=== THE RECORDS ===
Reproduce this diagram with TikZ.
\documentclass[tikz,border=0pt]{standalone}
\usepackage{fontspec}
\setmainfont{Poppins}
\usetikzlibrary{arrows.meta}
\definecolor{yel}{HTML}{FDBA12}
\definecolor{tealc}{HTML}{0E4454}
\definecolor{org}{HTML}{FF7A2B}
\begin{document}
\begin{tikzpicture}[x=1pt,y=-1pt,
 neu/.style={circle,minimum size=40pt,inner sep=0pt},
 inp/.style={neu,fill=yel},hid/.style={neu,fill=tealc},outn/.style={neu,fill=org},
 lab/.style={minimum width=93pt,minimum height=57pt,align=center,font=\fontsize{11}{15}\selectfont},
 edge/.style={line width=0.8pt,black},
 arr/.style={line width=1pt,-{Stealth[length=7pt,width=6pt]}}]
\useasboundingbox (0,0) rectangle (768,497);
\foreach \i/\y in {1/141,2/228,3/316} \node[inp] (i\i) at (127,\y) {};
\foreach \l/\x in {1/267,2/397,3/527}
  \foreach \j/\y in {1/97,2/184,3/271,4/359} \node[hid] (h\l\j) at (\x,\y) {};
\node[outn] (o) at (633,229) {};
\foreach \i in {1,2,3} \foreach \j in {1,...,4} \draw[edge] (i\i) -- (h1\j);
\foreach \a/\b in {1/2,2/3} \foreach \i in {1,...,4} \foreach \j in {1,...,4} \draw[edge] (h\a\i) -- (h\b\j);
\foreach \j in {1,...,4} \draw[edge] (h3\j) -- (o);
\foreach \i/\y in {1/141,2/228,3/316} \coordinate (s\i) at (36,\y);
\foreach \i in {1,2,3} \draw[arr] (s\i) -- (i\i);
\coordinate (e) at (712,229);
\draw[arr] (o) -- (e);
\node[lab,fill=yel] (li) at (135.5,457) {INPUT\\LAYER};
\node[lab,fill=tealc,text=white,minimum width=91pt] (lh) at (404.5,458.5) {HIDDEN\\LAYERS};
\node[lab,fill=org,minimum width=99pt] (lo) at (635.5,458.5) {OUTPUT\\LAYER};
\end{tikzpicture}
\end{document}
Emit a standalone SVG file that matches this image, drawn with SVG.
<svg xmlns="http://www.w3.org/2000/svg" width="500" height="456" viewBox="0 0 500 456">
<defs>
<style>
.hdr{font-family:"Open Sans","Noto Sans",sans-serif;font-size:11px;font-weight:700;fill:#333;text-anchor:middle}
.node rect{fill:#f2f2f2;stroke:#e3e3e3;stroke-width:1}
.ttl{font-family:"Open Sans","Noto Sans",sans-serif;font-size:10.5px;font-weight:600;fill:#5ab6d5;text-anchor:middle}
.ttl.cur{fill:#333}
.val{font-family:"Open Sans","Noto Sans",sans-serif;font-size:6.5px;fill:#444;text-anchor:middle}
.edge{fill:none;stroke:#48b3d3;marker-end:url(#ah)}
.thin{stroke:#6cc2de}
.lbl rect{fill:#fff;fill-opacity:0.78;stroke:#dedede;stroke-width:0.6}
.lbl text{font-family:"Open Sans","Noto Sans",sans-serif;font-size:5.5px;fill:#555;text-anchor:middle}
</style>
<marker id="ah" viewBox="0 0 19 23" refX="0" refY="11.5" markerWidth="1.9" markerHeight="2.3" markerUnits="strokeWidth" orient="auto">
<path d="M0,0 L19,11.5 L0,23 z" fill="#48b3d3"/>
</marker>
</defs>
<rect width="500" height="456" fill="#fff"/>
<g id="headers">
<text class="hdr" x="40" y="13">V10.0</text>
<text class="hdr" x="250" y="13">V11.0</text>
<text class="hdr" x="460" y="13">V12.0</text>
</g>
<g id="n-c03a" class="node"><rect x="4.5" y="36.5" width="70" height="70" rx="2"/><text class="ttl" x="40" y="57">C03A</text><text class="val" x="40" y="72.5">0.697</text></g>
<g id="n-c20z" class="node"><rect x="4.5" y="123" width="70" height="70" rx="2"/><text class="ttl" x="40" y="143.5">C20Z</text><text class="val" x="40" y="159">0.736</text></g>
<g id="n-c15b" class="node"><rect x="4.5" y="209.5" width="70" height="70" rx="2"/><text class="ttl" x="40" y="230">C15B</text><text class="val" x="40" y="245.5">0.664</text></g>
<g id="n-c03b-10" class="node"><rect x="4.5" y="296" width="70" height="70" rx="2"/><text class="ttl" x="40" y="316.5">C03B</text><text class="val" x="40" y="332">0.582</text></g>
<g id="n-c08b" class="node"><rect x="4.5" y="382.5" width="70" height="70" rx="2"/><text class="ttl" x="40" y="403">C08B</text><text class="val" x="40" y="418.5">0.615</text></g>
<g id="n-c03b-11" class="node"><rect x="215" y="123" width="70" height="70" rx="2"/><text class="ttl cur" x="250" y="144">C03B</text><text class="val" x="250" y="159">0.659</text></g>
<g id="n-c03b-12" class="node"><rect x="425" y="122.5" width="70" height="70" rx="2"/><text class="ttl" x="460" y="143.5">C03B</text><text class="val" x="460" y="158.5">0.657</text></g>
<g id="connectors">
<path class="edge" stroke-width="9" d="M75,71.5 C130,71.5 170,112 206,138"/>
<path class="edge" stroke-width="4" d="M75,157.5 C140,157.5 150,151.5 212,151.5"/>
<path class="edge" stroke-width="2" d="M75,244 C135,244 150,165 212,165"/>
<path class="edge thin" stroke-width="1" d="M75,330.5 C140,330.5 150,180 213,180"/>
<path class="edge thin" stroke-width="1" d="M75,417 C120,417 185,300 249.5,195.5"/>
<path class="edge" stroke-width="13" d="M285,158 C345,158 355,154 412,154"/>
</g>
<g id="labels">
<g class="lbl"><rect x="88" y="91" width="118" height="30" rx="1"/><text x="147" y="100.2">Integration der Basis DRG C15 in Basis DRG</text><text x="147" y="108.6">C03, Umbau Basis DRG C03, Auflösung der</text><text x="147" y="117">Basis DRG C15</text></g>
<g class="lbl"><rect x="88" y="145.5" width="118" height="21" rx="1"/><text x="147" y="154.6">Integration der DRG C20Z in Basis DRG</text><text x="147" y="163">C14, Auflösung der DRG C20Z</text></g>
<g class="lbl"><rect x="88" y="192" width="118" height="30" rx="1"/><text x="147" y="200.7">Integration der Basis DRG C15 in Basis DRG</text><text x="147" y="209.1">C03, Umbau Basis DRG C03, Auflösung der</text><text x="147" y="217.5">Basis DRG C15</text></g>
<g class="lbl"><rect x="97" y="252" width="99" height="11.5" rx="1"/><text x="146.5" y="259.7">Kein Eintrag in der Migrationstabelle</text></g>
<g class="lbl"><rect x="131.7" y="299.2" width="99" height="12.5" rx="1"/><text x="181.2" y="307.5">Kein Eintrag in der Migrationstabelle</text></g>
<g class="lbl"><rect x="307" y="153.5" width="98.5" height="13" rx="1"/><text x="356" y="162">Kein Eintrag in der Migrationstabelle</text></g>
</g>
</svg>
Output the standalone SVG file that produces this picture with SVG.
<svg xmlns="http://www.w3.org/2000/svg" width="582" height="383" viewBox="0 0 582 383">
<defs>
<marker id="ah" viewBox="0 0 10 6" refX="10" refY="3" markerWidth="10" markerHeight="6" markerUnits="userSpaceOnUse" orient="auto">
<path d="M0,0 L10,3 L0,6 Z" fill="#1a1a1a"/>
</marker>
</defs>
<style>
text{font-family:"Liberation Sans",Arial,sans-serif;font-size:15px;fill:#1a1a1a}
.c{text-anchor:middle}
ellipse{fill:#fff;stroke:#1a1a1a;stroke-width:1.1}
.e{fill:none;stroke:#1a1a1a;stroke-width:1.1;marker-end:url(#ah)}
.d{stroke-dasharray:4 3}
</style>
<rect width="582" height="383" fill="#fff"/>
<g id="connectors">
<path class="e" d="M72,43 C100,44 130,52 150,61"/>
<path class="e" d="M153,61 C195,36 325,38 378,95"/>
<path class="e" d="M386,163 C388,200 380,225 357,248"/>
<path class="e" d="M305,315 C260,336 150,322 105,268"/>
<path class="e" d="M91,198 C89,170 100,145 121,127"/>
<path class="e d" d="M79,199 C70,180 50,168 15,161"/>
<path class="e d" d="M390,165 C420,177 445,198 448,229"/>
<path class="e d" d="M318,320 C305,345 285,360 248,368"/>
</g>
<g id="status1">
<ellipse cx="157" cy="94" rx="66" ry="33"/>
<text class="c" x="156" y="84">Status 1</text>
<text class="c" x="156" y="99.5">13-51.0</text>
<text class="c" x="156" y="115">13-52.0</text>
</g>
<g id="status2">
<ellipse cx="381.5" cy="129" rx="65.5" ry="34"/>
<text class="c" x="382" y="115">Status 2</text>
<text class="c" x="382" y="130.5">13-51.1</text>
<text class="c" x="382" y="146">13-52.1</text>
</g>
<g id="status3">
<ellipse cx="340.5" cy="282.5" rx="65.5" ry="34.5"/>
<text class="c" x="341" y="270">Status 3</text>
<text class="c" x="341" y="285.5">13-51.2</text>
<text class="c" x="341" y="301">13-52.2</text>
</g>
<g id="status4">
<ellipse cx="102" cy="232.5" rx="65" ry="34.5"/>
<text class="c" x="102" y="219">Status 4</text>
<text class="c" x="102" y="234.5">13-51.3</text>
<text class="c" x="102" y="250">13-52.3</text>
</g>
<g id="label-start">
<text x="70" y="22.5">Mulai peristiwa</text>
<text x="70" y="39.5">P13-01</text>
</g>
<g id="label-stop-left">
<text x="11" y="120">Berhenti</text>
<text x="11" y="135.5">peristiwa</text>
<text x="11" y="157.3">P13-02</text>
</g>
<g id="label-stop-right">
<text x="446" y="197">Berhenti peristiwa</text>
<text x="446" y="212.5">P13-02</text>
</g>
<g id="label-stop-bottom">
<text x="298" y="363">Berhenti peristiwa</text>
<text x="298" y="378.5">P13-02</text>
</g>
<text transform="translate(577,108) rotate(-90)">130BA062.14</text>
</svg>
===
| GIVEN TASK |
Extract each line holding the word "that" from the records.

| WORKED ANSWER |
Emit a standalone SVG file that matches this image, drawn with SVG.
Output the standalone SVG file that produces this picture with SVG.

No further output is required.